El hijo del maestro

«Neocles, ateniense y colono de Samos, vivía de “profesión connotada por un bajo nivel social y una cierta ramplonería de oficio”: era maestro de escuela»


 Carlos García Gual, en la introducción (y traducción) de Sobre la felicidad —un librito que, para Carlos Gaviria, sería un clásico—, constituido por una carta a Meneceo, fragmentos y testimonios escogidos —«Vive oculto»—, máximas capitales, el Gnomologio vaticano —«Para la mayor parte de los hombres la inactividad es torpeza; locura»— y una consideración acerca del sabio, aborda la época, la patria y la condición social de Epicuro de Samos (a fin de evitar la inexistente independencia del pensamiento con respecto a la historia) y, por lo tanto, la vida de su padre.

Neocles, ateniense y colono de Samos, vivía de «profesión connotada por un bajo nivel social y una cierta ramplonería de oficio»: era maestro de escuela.

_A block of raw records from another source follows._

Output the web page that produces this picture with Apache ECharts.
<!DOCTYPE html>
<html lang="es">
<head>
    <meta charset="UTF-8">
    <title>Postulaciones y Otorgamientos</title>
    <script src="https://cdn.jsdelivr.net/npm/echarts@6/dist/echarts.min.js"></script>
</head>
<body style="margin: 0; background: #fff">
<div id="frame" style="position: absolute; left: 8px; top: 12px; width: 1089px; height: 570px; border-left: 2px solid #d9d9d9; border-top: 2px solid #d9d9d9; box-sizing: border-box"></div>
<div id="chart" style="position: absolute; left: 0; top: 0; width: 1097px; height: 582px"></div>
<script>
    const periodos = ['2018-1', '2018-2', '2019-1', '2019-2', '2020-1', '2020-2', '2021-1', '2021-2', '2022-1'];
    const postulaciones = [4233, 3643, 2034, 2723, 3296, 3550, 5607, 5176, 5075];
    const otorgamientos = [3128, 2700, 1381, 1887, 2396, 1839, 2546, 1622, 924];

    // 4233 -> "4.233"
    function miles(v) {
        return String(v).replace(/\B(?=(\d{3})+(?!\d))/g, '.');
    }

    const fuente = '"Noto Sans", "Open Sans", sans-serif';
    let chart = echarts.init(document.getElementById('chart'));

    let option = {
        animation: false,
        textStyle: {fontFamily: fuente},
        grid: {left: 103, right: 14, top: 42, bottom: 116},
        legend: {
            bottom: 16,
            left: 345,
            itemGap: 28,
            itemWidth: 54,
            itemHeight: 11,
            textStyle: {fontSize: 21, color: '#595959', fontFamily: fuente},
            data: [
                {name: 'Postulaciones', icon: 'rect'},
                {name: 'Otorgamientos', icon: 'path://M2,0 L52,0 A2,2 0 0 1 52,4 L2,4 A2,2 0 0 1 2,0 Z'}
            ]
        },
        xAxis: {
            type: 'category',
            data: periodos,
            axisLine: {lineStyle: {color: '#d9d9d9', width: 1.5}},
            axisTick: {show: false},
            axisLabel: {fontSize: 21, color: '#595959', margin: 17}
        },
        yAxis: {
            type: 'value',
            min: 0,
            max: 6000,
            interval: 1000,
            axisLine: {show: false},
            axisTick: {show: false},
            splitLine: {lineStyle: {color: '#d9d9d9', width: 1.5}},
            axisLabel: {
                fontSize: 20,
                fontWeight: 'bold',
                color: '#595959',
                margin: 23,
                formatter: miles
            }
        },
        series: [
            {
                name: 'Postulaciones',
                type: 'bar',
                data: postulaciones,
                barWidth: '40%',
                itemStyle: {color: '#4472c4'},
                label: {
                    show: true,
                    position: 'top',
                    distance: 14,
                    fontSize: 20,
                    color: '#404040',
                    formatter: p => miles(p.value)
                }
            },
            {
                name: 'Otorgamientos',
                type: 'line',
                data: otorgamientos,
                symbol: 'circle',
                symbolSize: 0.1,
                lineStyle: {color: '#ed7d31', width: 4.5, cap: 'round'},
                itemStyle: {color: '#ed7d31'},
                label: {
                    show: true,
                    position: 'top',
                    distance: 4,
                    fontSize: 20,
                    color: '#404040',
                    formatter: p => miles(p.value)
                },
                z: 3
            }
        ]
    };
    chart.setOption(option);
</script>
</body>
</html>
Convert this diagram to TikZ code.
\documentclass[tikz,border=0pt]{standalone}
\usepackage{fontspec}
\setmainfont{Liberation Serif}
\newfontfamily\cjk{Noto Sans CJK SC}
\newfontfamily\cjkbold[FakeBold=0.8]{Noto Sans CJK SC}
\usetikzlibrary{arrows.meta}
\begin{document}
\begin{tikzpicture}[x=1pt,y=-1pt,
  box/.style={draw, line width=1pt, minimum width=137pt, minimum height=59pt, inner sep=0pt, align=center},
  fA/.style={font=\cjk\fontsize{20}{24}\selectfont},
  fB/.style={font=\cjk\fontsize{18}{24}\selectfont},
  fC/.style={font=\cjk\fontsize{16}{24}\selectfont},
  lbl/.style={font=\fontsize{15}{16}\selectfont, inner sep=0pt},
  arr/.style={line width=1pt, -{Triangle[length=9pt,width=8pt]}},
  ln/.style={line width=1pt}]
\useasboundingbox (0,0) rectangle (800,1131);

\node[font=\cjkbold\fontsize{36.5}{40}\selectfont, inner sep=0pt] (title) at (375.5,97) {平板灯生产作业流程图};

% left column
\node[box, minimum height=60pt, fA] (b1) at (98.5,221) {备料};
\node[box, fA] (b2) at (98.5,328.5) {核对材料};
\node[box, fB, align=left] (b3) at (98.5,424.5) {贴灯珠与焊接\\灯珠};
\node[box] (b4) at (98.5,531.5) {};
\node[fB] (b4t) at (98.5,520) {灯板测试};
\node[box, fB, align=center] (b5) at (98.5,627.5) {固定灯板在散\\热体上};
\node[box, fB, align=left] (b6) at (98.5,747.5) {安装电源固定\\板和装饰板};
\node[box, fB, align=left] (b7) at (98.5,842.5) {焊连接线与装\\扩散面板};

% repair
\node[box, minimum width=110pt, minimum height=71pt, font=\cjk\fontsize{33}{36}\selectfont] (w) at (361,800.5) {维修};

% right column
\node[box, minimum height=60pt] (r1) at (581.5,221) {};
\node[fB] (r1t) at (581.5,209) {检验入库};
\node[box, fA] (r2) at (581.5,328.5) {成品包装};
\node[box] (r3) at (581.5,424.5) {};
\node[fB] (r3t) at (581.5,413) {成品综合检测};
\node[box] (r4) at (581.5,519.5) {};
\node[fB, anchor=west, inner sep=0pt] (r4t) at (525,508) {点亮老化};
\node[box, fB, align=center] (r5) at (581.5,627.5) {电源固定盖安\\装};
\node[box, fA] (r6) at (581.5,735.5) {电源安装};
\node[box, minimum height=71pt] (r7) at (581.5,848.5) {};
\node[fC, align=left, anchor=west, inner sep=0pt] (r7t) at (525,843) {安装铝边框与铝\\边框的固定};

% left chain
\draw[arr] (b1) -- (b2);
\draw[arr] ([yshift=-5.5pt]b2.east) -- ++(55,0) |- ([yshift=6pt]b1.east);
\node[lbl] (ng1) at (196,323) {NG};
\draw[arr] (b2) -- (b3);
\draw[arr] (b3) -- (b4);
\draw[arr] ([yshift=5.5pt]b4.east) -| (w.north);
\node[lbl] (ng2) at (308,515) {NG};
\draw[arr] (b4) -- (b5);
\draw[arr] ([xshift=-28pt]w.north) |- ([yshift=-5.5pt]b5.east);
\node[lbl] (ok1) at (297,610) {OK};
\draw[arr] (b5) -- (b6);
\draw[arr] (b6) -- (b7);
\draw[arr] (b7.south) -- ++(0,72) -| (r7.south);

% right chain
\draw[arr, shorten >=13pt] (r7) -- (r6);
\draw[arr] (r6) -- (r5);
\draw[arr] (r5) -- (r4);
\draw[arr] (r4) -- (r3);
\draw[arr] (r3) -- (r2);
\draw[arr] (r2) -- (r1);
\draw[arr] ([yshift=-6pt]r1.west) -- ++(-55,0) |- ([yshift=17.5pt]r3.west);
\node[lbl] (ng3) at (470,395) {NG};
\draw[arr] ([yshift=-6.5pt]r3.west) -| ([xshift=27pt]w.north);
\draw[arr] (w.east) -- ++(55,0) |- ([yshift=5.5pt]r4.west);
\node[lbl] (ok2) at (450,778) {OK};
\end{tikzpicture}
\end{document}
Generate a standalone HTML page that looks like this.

Este trabajo le sirvió a Timón el Silógrafo para insultar a su hijo: «el último de los físicos y el más desvergonzado, el hijo del maestro de escuela, que vino de Samos, el más ineducado de los animales». (Cabe resaltar la extravagancia de los griegos para las ofensas: Nausífanes de Teos, maestro de Epicuro durante una década —de los veinte a los treinta—, le mereció los calificativos de «molusco», «prostituta», «bribón» y «analfabeto»).

El imaginario social de ese entonces dista poco del presente: el mal salario, las múltiples tareas a responder y los miles de ojos encima (ya por la calidad de la enseñanza, ya por la facultad para enseñar, ya por lo administrativo, ya por los padres y sus quejas, ya por un borrador menos que tiene el niño en sus útiles y se debe reponer —y debe evitar que se repita—, ya por la fortaleza emocional, ya por el «sabio» de clase que, sin leerse la biblioteca de su papá, actúa como si la hubiera escrito) dan a entender la ternura con que se trata a la docencia, el tono de lástima que recibe el hijo al contar a la cena su decisión: «¡Ay!»… En las cátedras, más adelante, el pesar deviene en sindicato y en flores —de papel— reivindicativas que exaltan la tarea de instruir la clase…

Y como el papel se moja y se tira a la basura, y los compañeros de maquinalizan —ejerciendo o no los cinco años de estudio y práctica—, el último refugio es esa palabra regalo de la tendencia religiosa: la vocación. Es decir, exige más de lo que un trabajo normal: las horitas que se suman a las pagas van de cuenta del finado; pero no es tan grave: se le tendrá en cuenta en las premiaciones, en su biografía —si hay biógrafos que se interesen—, en los libros de formación docente, apartado paradigma actual —¿eterno?— de profesor, en la película que inspiró su libro y en el estudiante que se antojó del magisterio por su culpa.

Otro sosiego es criar a un hijo filósofo, que insulte a su maestro y que sea maestro y rector, en su propia escuela, de sus discípulos (y que le pida, a uno de tantos, «un tarrito de queso, para que pueda darme un festín de lujo cuando quiera»); o que se vaya a otro país, domine su idioma, gane más que sus viejos colegas y les exhorte a irse o a morir en la decadencia, viendo las arrugas de la misma coordinadora, del mismo celador, y recibiendo regaños de los inacabables alumnos y de sus familias.

Horquilla. Alguien, harto de las lluvias, y buscándoles un porqué, dijo que se debían a la cantidad de venezolanos, o sea, un castigo divino por su abundancia. A Dios —no ya al de Mainländer (que no es) ni al de Epicuro (invariable, ¡qué suerte!, a los problemas mortales: «Si dios prestara oídos a las súplicas de los hombres, pronto todos los hombres perecerían porque de continuo piden muchos males los unos contra los otros»)—, conforme a lo que piensa esta persona, le dio por llover sin tregua, desbordar los ríos y llevarse a la gente, para escarmentar a los extranjeros en su territorio… El hecho de que sea suyo, que lo habitara, nada o poco le dice. Trato de no excederme en versículos (puedo caer en mal interpretaciones), pero Santiago 3:6 disciplina (sin regla, nota ni llamado de acudientes) esa idea: «Y la lengua es un fuego, un mundo de maldad. La lengua está puesta entre nuestros miembros, y contamina todo el cuerpo, e inflama la rueda de la creación, y ella misma es inflamada por el infierno».

Alejandro Zapata Espinosa

Estudiante de Licenciatura en Literatura y Lengua Castellana del Tecnológico de Antioquia.